**Source data:**

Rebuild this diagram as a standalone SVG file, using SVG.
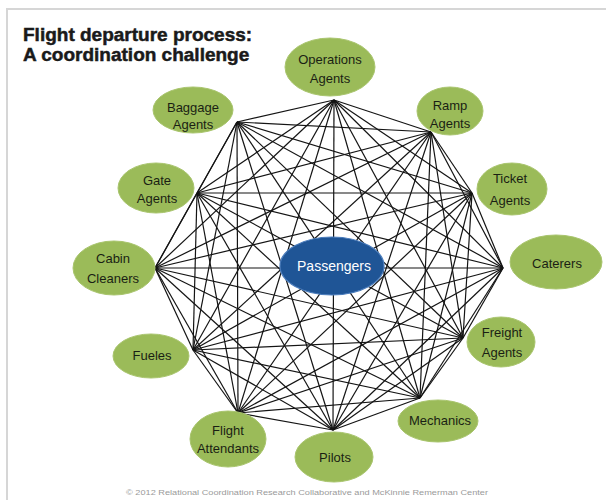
<svg xmlns="http://www.w3.org/2000/svg" width="606" height="500" viewBox="0 0 606 500">
<style>
.frame{fill:none;stroke:#d6d6d6;stroke-width:2}
.title{font-family:"Liberation Sans",Arial,sans-serif;font-weight:bold;font-size:19px;fill:#1a1a1a;stroke:#1a1a1a;stroke-width:0.5}
.lnk line{stroke:#141414;stroke-width:1.2}
.g ellipse{fill:#9bbb59;stroke:#a9c56e;stroke-width:1}
.g text{font-family:"Liberation Sans",Arial,sans-serif;font-size:13px;fill:#1a1f14;text-anchor:middle}
.p ellipse{fill:#1f5596;stroke:#4a7cbc;stroke-width:1.2}
.p text{font-family:"Liberation Sans",Arial,sans-serif;font-size:14px;fill:#ffffff;text-anchor:middle}
.foot{font-family:"Liberation Sans",Arial,sans-serif;font-size:7.5px;fill:#9a9a9a}
</style>
<rect width="606" height="500" fill="#ffffff"/>
<path class="frame" d="M606,9 H7 V500"/>
<text class="title" x="23" y="41">Flight departure process:</text>
<text class="title" x="23" y="61">A coordination challenge</text>
<g id="connectors" class="lnk">
<line x1="334" y1="100" x2="431" y2="132"/>
<line x1="334" y1="100" x2="472" y2="193"/>
<line x1="334" y1="100" x2="503" y2="268"/>
<line x1="334" y1="100" x2="463" y2="338"/>
<line x1="334" y1="100" x2="420" y2="398"/>
<line x1="334" y1="100" x2="333" y2="430"/>
<line x1="334" y1="100" x2="238" y2="413"/>
<line x1="334" y1="100" x2="193" y2="350"/>
<line x1="334" y1="100" x2="155" y2="268"/>
<line x1="334" y1="100" x2="197" y2="193"/>
<line x1="334" y1="100" x2="237" y2="122"/>
<line x1="431" y1="132" x2="472" y2="193"/>
<line x1="431" y1="132" x2="503" y2="268"/>
<line x1="431" y1="132" x2="463" y2="338"/>
<line x1="431" y1="132" x2="420" y2="398"/>
<line x1="431" y1="132" x2="333" y2="430"/>
<line x1="431" y1="132" x2="238" y2="413"/>
<line x1="431" y1="132" x2="193" y2="350"/>
<line x1="431" y1="132" x2="155" y2="268"/>
<line x1="431" y1="132" x2="197" y2="193"/>
<line x1="431" y1="132" x2="237" y2="122"/>
<line x1="472" y1="193" x2="503" y2="268"/>
<line x1="472" y1="193" x2="463" y2="338"/>
<line x1="472" y1="193" x2="420" y2="398"/>
<line x1="472" y1="193" x2="333" y2="430"/>
<line x1="472" y1="193" x2="238" y2="413"/>
<line x1="472" y1="193" x2="193" y2="350"/>
<line x1="472" y1="193" x2="155" y2="268"/>
<line x1="472" y1="193" x2="197" y2="193"/>
<line x1="472" y1="193" x2="237" y2="122"/>
<line x1="503" y1="268" x2="463" y2="338"/>
<line x1="503" y1="268" x2="420" y2="398"/>
<line x1="503" y1="268" x2="333" y2="430"/>
<line x1="503" y1="268" x2="238" y2="413"/>
<line x1="503" y1="268" x2="193" y2="350"/>
<line x1="503" y1="268" x2="155" y2="268"/>
<line x1="503" y1="268" x2="197" y2="193"/>
<line x1="503" y1="268" x2="237" y2="122"/>
<line x1="463" y1="338" x2="420" y2="398"/>
<line x1="463" y1="338" x2="333" y2="430"/>
<line x1="463" y1="338" x2="238" y2="413"/>
<line x1="463" y1="338" x2="193" y2="350"/>
<line x1="463" y1="338" x2="155" y2="268"/>
<line x1="463" y1="338" x2="197" y2="193"/>
<line x1="463" y1="338" x2="237" y2="122"/>
<line x1="420" y1="398" x2="333" y2="430"/>
<line x1="420" y1="398" x2="238" y2="413"/>
<line x1="420" y1="398" x2="193" y2="350"/>
<line x1="420" y1="398" x2="155" y2="268"/>
<line x1="420" y1="398" x2="197" y2="193"/>
<line x1="420" y1="398" x2="237" y2="122"/>
<line x1="333" y1="430" x2="238" y2="413"/>
<line x1="333" y1="430" x2="193" y2="350"/>
<line x1="333" y1="430" x2="155" y2="268"/>
<line x1="333" y1="430" x2="197" y2="193"/>
<line x1="333" y1="430" x2="237" y2="122"/>
<line x1="238" y1="413" x2="193" y2="350"/>
<line x1="238" y1="413" x2="155" y2="268"/>
<line x1="238" y1="413" x2="197" y2="193"/>
<line x1="238" y1="413" x2="237" y2="122"/>
<line x1="193" y1="350" x2="155" y2="268"/>
<line x1="193" y1="350" x2="197" y2="193"/>
<line x1="193" y1="350" x2="237" y2="122"/>
<line x1="155" y1="268" x2="197" y2="193"/>
<line x1="155" y1="268" x2="237" y2="122"/>
<line x1="197" y1="193" x2="237" y2="122"/>
</g>
<g id="operations-agents" class="g"><ellipse cx="330" cy="67" rx="45" ry="29"/><text x="330" y="64">Operations</text><text x="330" y="83">Agents</text></g>
<g id="baggage-agents" class="g"><ellipse cx="193" cy="110" rx="40" ry="23"/><text x="193" y="112">Baggage</text><text x="193" y="129">Agents</text></g>
<g id="ramp-agents" class="g"><ellipse cx="450" cy="111" rx="33" ry="24"/><text x="450" y="110">Ramp</text><text x="450" y="128">Agents</text></g>
<g id="gate-agents" class="g"><ellipse cx="156" cy="188" rx="38" ry="25"/><text x="157" y="185">Gate</text><text x="157" y="203">Agents</text></g>
<g id="cabin-cleaners" class="g"><ellipse cx="114" cy="268" rx="41" ry="27"/><text x="113" y="263">Cabin</text><text x="113" y="283">Cleaners</text></g>
<g id="fueles" class="g"><ellipse cx="151" cy="356" rx="38" ry="22"/><text x="152" y="360">Fueles</text></g>
<g id="ticket-agents" class="g"><ellipse cx="512" cy="189" rx="35" ry="26"/><text x="510" y="183">Ticket</text><text x="510" y="205">Agents</text></g>
<g id="caterers" class="g"><ellipse cx="556" cy="262" rx="46" ry="27"/><text x="557" y="268">Caterers</text></g>
<g id="freight-agents" class="g"><ellipse cx="501" cy="342" rx="34" ry="25"/><text x="502" y="337">Freight</text><text x="502" y="357">Agents</text></g>
<g id="mechanics" class="g"><ellipse cx="438" cy="421" rx="40" ry="21"/><text x="440" y="425">Mechanics</text></g>
<g id="pilots" class="g"><ellipse cx="334" cy="457" rx="39" ry="25"/><text x="335" y="462">Pilots</text></g>
<g id="flight-attendants" class="g"><ellipse cx="228" cy="439" rx="38" ry="28"/><text x="228" y="435">Flight</text><text x="228" y="453">Attendants</text></g>
<g id="passengers" class="p"><ellipse cx="332" cy="266" rx="52" ry="29"/><text x="334" y="271">Passengers</text></g>
<text class="foot" x="126" y="495" textLength="362" lengthAdjust="spacingAndGlyphs">© 2012 Relational Coordination Research Collaborative and McKinnie Remerman Center</text>
</svg>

**To be done:**
Drop the images and repeat the data exactly.

**Correct result:**
Rebuild this diagram as a standalone SVG file, using SVG.
<svg xmlns="http://www.w3.org/2000/svg" width="606" height="500" viewBox="0 0 606 500">
<style>
.frame{fill:none;stroke:#d6d6d6;stroke-width:2}
.title{font-family:"Liberation Sans",Arial,sans-serif;font-weight:bold;font-size:19px;fill:#1a1a1a;stroke:#1a1a1a;stroke-width:0.5}
.lnk line{stroke:#141414;stroke-width:1.2}
.g ellipse{fill:#9bbb59;stroke:#a9c56e;stroke-width:1}
.g text{font-family:"Liberation Sans",Arial,sans-serif;font-size:13px;fill:#1a1f14;text-anchor:middle}
.p ellipse{fill:#1f5596;stroke:#4a7cbc;stroke-width:1.2}
.p text{font-family:"Liberation Sans",Arial,sans-serif;font-size:14px;fill:#ffffff;text-anchor:middle}
.foot{font-family:"Liberation Sans",Arial,sans-serif;font-size:7.5px;fill:#9a9a9a}
</style>
<rect width="606" height="500" fill="#ffffff"/>
<path class="frame" d="M606,9 H7 V500"/>
<text class="title" x="23" y="41">Flight departure process:</text>
<text class="title" x="23" y="61">A coordination challenge</text>
<g id="connectors" class="lnk">
<line x1="334" y1="100" x2="431" y2="132"/>
<line x1="334" y1="100" x2="472" y2="193"/>
<line x1="334" y1="100" x2="503" y2="268"/>
<line x1="334" y1="100" x2="463" y2="338"/>
<line x1="334" y1="100" x2="420" y2="398"/>
<line x1="334" y1="100" x2="333" y2="430"/>
<line x1="334" y1="100" x2="238" y2="413"/>
<line x1="334" y1="100" x2="193" y2="350"/>
<line x1="334" y1="100" x2="155" y2="268"/>
<line x1="334" y1="100" x2="197" y2="193"/>
<line x1="334" y1="100" x2="237" y2="122"/>
<line x1="431" y1="132" x2="472" y2="193"/>
<line x1="431" y1="132" x2="503" y2="268"/>
<line x1="431" y1="132" x2="463" y2="338"/>
<line x1="431" y1="132" x2="420" y2="398"/>
<line x1="431" y1="132" x2="333" y2="430"/>
<line x1="431" y1="132" x2="238" y2="413"/>
<line x1="431" y1="132" x2="193" y2="350"/>
<line x1="431" y1="132" x2="155" y2="268"/>
<line x1="431" y1="132" x2="197" y2="193"/>
<line x1="431" y1="132" x2="237" y2="122"/>
<line x1="472" y1="193" x2="503" y2="268"/>
<line x1="472" y1="193" x2="463" y2="338"/>
<line x1="472" y1="193" x2="420" y2="398"/>
<line x1="472" y1="193" x2="333" y2="430"/>
<line x1="472" y1="193" x2="238" y2="413"/>
<line x1="472" y1="193" x2="193" y2="350"/>
<line x1="472" y1="193" x2="155" y2="268"/>
<line x1="472" y1="193" x2="197" y2="193"/>
<line x1="472" y1="193" x2="237" y2="122"/>
<line x1="503" y1="268" x2="463" y2="338"/>
<line x1="503" y1="268" x2="420" y2="398"/>
<line x1="503" y1="268" x2="333" y2="430"/>
<line x1="503" y1="268" x2="238" y2="413"/>
<line x1="503" y1="268" x2="193" y2="350"/>
<line x1="503" y1="268" x2="155" y2="268"/>
<line x1="503" y1="268" x2="197" y2="193"/>
<line x1="503" y1="268" x2="237" y2="122"/>
<line x1="463" y1="338" x2="420" y2="398"/>
<line x1="463" y1="338" x2="333" y2="430"/>
<line x1="463" y1="338" x2="238" y2="413"/>
<line x1="463" y1="338" x2="193" y2="350"/>
<line x1="463" y1="338" x2="155" y2="268"/>
<line x1="463" y1="338" x2="197" y2="193"/>
<line x1="463" y1="338" x2="237" y2="122"/>
<line x1="420" y1="398" x2="333" y2="430"/>
<line x1="420" y1="398" x2="238" y2="413"/>
<line x1="420" y1="398" x2="193" y2="350"/>
<line x1="420" y1="398" x2="155" y2="268"/>
<line x1="420" y1="398" x2="197" y2="193"/>
<line x1="420" y1="398" x2="237" y2="122"/>
<line x1="333" y1="430" x2="238" y2="413"/>
<line x1="333" y1="430" x2="193" y2="350"/>
<line x1="333" y1="430" x2="155" y2="268"/>
<line x1="333" y1="430" x2="197" y2="193"/>
<line x1="333" y1="430" x2="237" y2="122"/>
<line x1="238" y1="413" x2="193" y2="350"/>
<line x1="238" y1="413" x2="155" y2="268"/>
<line x1="238" y1="413" x2="197" y2="193"/>
<line x1="238" y1="413" x2="237" y2="122"/>
<line x1="193" y1="350" x2="155" y2="268"/>
<line x1="193" y1="350" x2="197" y2="193"/>
<line x1="193" y1="350" x2="237" y2="122"/>
<line x1="155" y1="268" x2="197" y2="193"/>
<line x1="155" y1="268" x2="237" y2="122"/>
<line x1="197" y1="193" x2="237" y2="122"/>
</g>
<g id="operations-agents" class="g"><ellipse cx="330" cy="67" rx="45" ry="29"/><text x="330" y="64">Operations</text><text x="330" y="83">Agents</text></g>
<g id="baggage-agents" class="g"><ellipse cx="193" cy="110" rx="40" ry="23"/><text x="193" y="112">Baggage</text><text x="193" y="129">Agents</text></g>
<g id="ramp-agents" class="g"><ellipse cx="450" cy="111" rx="33" ry="24"/><text x="450" y="110">Ramp</text><text x="450" y="128">Agents</text></g>
<g id="gate-agents" class="g"><ellipse cx="156" cy="188" rx="38" ry="25"/><text x="157" y="185">Gate</text><text x="157" y="203">Agents</text></g>
<g id="cabin-cleaners" class="g"><ellipse cx="114" cy="268" rx="41" ry="27"/><text x="113" y="263">Cabin</text><text x="113" y="283">Cleaners</text></g>
<g id="fueles" class="g"><ellipse cx="151" cy="356" rx="38" ry="22"/><text x="152" y="360">Fueles</text></g>
<g id="ticket-agents" class="g"><ellipse cx="512" cy="189" rx="35" ry="26"/><text x="510" y="183">Ticket</text><text x="510" y="205">Agents</text></g>
<g id="caterers" class="g"><ellipse cx="556" cy="262" rx="46" ry="27"/><text x="557" y="268">Caterers</text></g>
<g id="freight-agents" class="g"><ellipse cx="501" cy="342" rx="34" ry="25"/><text x="502" y="337">Freight</text><text x="502" y="357">Agents</text></g>
<g id="mechanics" class="g"><ellipse cx="438" cy="421" rx="40" ry="21"/><text x="440" y="425">Mechanics</text></g>
<g id="pilots" class="g"><ellipse cx="334" cy="457" rx="39" ry="25"/><text x="335" y="462">Pilots</text></g>
<g id="flight-attendants" class="g"><ellipse cx="228" cy="439" rx="38" ry="28"/><text x="228" y="435">Flight</text><text x="228" y="453">Attendants</text></g>
<g id="passengers" class="p"><ellipse cx="332" cy="266" rx="52" ry="29"/><text x="334" y="271">Passengers</text></g>
<text class="foot" x="126" y="495" textLength="362" lengthAdjust="spacingAndGlyphs">© 2012 Relational Coordination Research Collaborative and McKinnie Remerman Center</text>
</svg>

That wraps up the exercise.